Ночью приходит вельштерьер, на которого напала свора собак. Однажды он уже был у нас с раной на горле, а на этот раз пришел с разорванной… этой… латеральной головкой четырехглавой мышцы бедра и ещё одной дыркой рядом.

Пока собака лежит под капельницей, смотрю в анатомический атлас и с ужасом обнаруживаю огроменный седалищный нерв, который проходит как раз в этом месте. Задеть его – и нога перестанет функционировать.

На счастье, из отпуска вышла наша оптимистка Маруся, которая меня целиком и полностью компенсирует, – с нею мы и дежурим в ночь. Как потом выясняется, Мара даже рожала за три секунды – некогда рассусоливать! Вот и в работе она такая же. Я еще только думаю о том, что надо подготовить, а она уже завалит, бывалоча, кошку, замотав ее в полотенце, и кричит: «Ну долго еще ждать-то?» Кошка даже опомниться не успевает, а я – тем более.

А тут она ещё и из отпуска! Вообще ураган.

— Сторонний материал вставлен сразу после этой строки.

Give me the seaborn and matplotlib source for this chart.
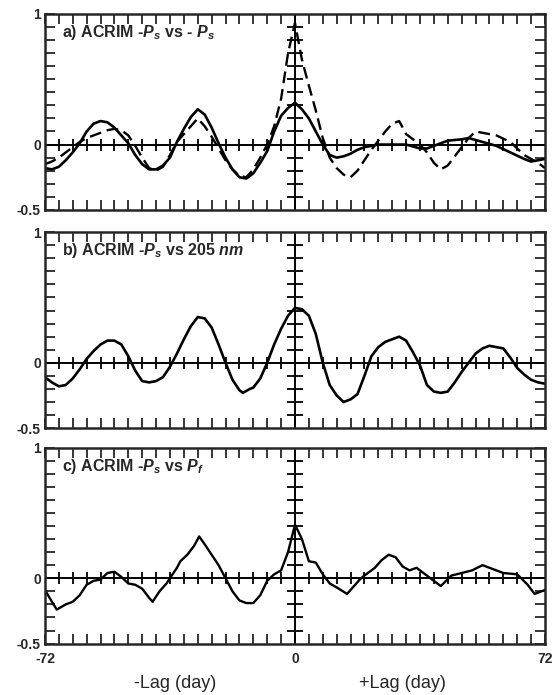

Однажды энергичную Мару поставили в смену с флегматичным, спокойным Сергеем, и ночью им пришлось оперировать кошку с пиометрой. Сергей «открыл» кошку и обнаружил, что матка с гноем, которую надо удалить, приросла к мочевому пузырю – как раз там, где впадают ценные мочеточники. Которые если задеть, то можно навсегда выключить почки, что равносильно смерти. И вот он задумался, как грамотно отпрепарировать матку от пузыря, чтобы ничего не повредить: ювелирная работа! Мара на наркозе стояла. Ждала, ждала… Топталась, топталась. Тянула шею. И через двадцать секунд мучительного для неё ожидания как завопит:

– ДА РЕЖЬ УЖЕ! РЕЖЬ!

Так и вижу эту картинку!

Всё тогда прошло, кстати, благополучно: матку перед удалением удалось разлучить с мочевым пузырём, а затем и с кошкой, которая после операции быстро пошла на поправку.

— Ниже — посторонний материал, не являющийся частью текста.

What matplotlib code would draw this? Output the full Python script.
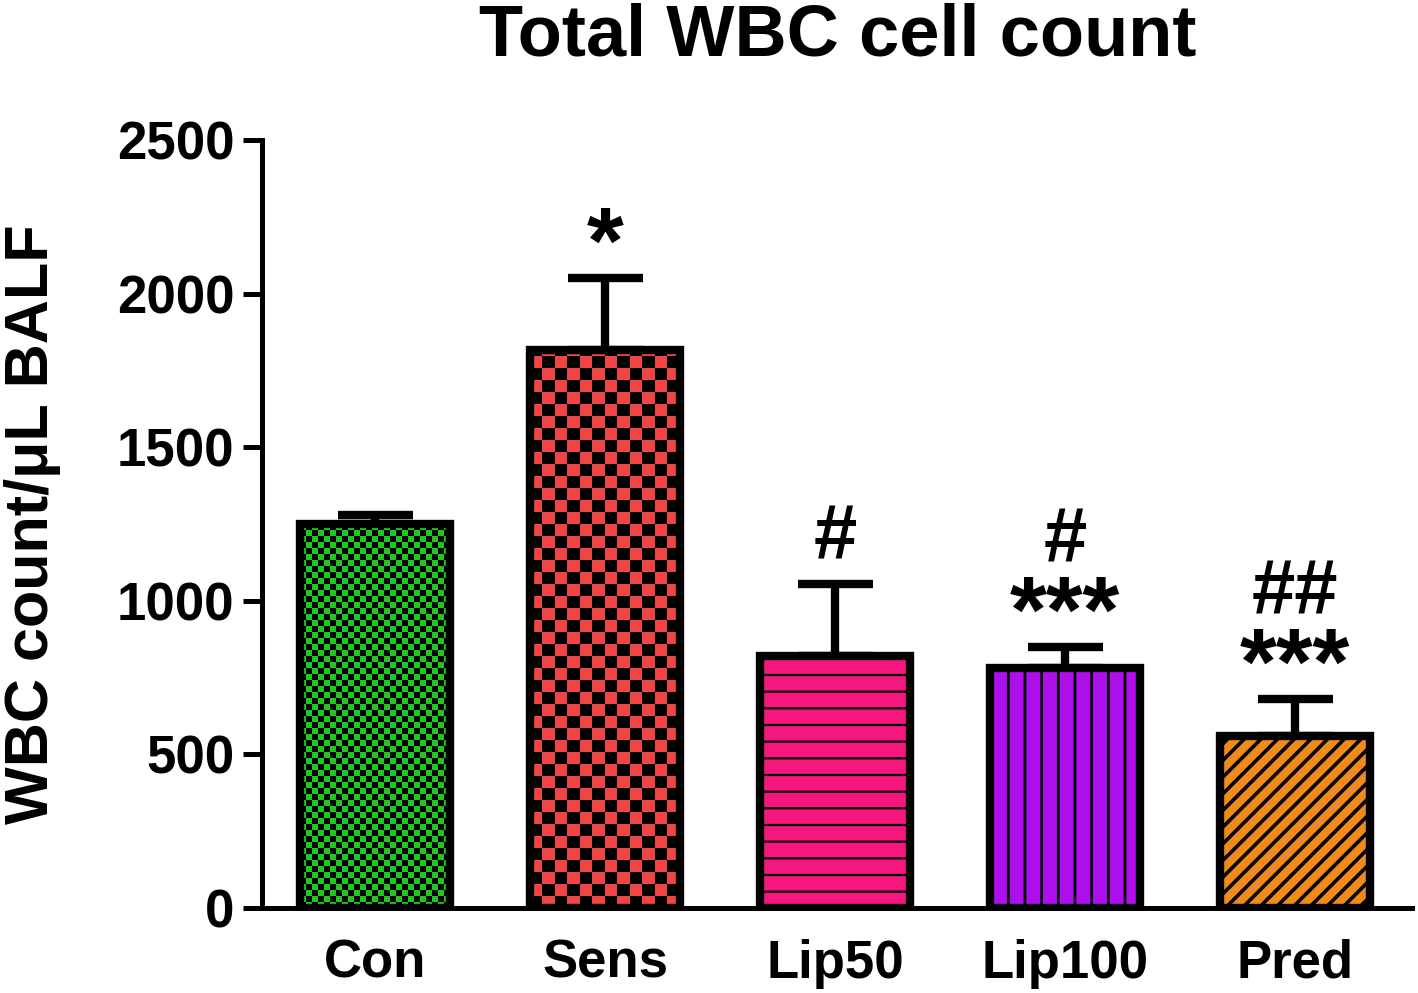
import numpy as np
import matplotlib.pyplot as plt
from matplotlib import colors

plt.rcParams['font.family'] = ['Liberation Sans', 'DejaVu Sans']
plt.rcParams['font.weight'] = 'bold'

groups = ['Con', 'Sens', 'Lip50', 'Lip100', 'Pred']
means = [1250, 1815, 820, 780, 560]
errs = [30, 235, 235, 70, 120]
fills = ['#1ec81e', '#f04545', '#f5177f', '#ad10ec', '#f08a1a']
hatches = [None, None, '-', '|', '//']
hatch_lw = [1, 1, 1.6, 2.0, 2.6]
checker = [6, 12, None, None, None]   # checker cell size in px
marks_hash = ['', '', '#', '#', '##']
marks_star = ['', '*', '', '***', '***']

fig = plt.figure(figsize=(14.18, 9.93), dpi=100)
ax = fig.add_axes([0.185, 0.0856, 0.811, 0.7734])

x = np.arange(len(groups))
w = 0.65
ax.set_xlim(-0.49, 4.51)
ax.set_ylim(0, 2500)

# px per data unit (for checker sizes)
px_x = 0.811 * 1418 / 5.0
px_y = 0.7734 * 993 / 2500.0

ax.errorbar(x, means, yerr=[[0] * 5, errs], fmt='none', ecolor='black',
            elinewidth=6, capsize=27, capthick=6, zorder=1)

for i in range(len(groups)):
    with plt.rc_context({'hatch.linewidth': hatch_lw[i]}):
        b = ax.bar(x[i], means[i], w, color=fills[i], edgecolor='black',
                   linewidth=0, hatch=hatches[i], zorder=2)[0]
        if hasattr(b, 'set_hatch_linewidth'):
            b.set_hatch_linewidth(hatch_lw[i])
    if checker[i]:
        nx = int(round(w * px_x / checker[i]))
        ny = int(np.ceil(means[i] * px_y / checker[i]))
        grid = (np.add.outer(np.arange(ny), np.arange(nx)) % 2).astype(float)
        cm = colors.ListedColormap(['black', fills[i]])
        hgt = ny * checker[i] / px_y
        im = ax.imshow(grid, cmap=cm, interpolation='nearest', aspect='auto',
                       extent=(x[i] - w / 2, x[i] + w / 2, 0, hgt),
                       origin='lower', zorder=2.5)
        im.set_clip_path(b)
    ax.bar(x[i], means[i], w, facecolor='none', edgecolor='black',
           linewidth=6, zorder=3)

ax.set_xlim(-0.49, 4.51)
ax.set_ylim(0, 2500)

for i in range(len(groups)):
    top = means[i] + errs[i]
    if marks_star[i]:
        ax.text(x[i], top - 48, marks_star[i], ha='center', va='bottom',
                fontsize=68, fontweight='bold', zorder=4)
    if marks_hash[i]:
        off = 222 if marks_star[i] else 28
        ax.text(x[i], top + off, marks_hash[i], ha='center', va='bottom',
                fontsize=56, fontweight='bold', zorder=4)

ax.set_yticks([0, 500, 1000, 1500, 2000, 2500])
ax.set_xticks(x)
ax.set_xticklabels(groups)
ax.tick_params(axis='y', length=14, width=3.6, labelsize=38, pad=6)
ax.tick_params(axis='x', length=0, labelsize=38, pad=22)
for s in ['top', 'right']:
    ax.spines[s].set_visible(False)
for s in ['left', 'bottom']:
    ax.spines[s].set_linewidth(3.6)

ax.set_ylabel('WBC count/μL BALF', fontsize=44, fontweight='bold', labelpad=40)
ax.set_title('Total WBC cell count', fontsize=52, fontweight='bold', pad=61)

fig.savefig('out.png', dpi=100)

И вот, вельш. Я, как всегда, начинаю брюзжать, заперевшись в хирургии с атласом… Стрёмно жеж! Мара, вторгаясь в операционную, словно вихрь:

– Так! Соберись!

С грохотом кидает в ванночку с дезраствором нужные инструменты, щедро поливает спиртом столик из нержавейки. Из ящиков стола с оглушительной скоростью появляются предметы, необходимые для интубации, экстренной реанимации, перчатки; гремят ещё тёплые после автоклава биксы со стерильными салфетками.

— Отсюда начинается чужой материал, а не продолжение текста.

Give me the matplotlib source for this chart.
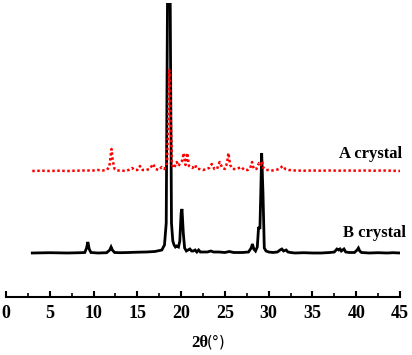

Методично заталкиваю свои гиперответственность и перфекционизм в глубокие недра психики, и мы забираем собаку на операцию. Технику сшивания мышц я знаю, шовник хороший, – и правда, что волноваться-то? Ну, нерв рядом. Так я же знаю об этом! Коллеги мои по ночам успешно заворот желудка оперируют у крупных собак, а я тут лапу сшить спокойно не могу. С этим надо что-то делать.

Шью долго, старательно. Мара на наркозе, стоит напротив меня, нетерпеливо топчется, стоически молчит. Время тянется. Зафигачиваю в сшитую мышцу блокаду с антибиотиком. Нерв остаётся не увиденным, и это прекрасно. Надеюсь, что всё срастётся, несмотря на то, что рана была инфицирована. В другую дырку вставляю дренаж для промывания – это мои «тараканы», которые долго не приживались в клинике, когда я только пришла. Метод такой. Дренаж Пенроуза называется. Потом как-то все смирились с моим упорным желанием снабжать инфицированные раны дренажами, вместо того, чтобы наглухо зашивать их. Только однажды коллега вызвала меня в коридор для «неприятного разговора», когда я, увлёкшись, запилила дренаж её пациенту. Взбучка была волнительная и интеллигентная: в виде любезностей мы обменялись своими аргументами, старательно не переходя на личности, и с тех пор я уже стараюсь ничьи назначения не корректировать. В конце концов, клиника стала ведущей задолго до моего появления. Но вельшу-то дренажик запилить – святое. Так он быстрее пойдёт на поправку, – в этом моя личная вера. На посошок назначаю курсом капельницы.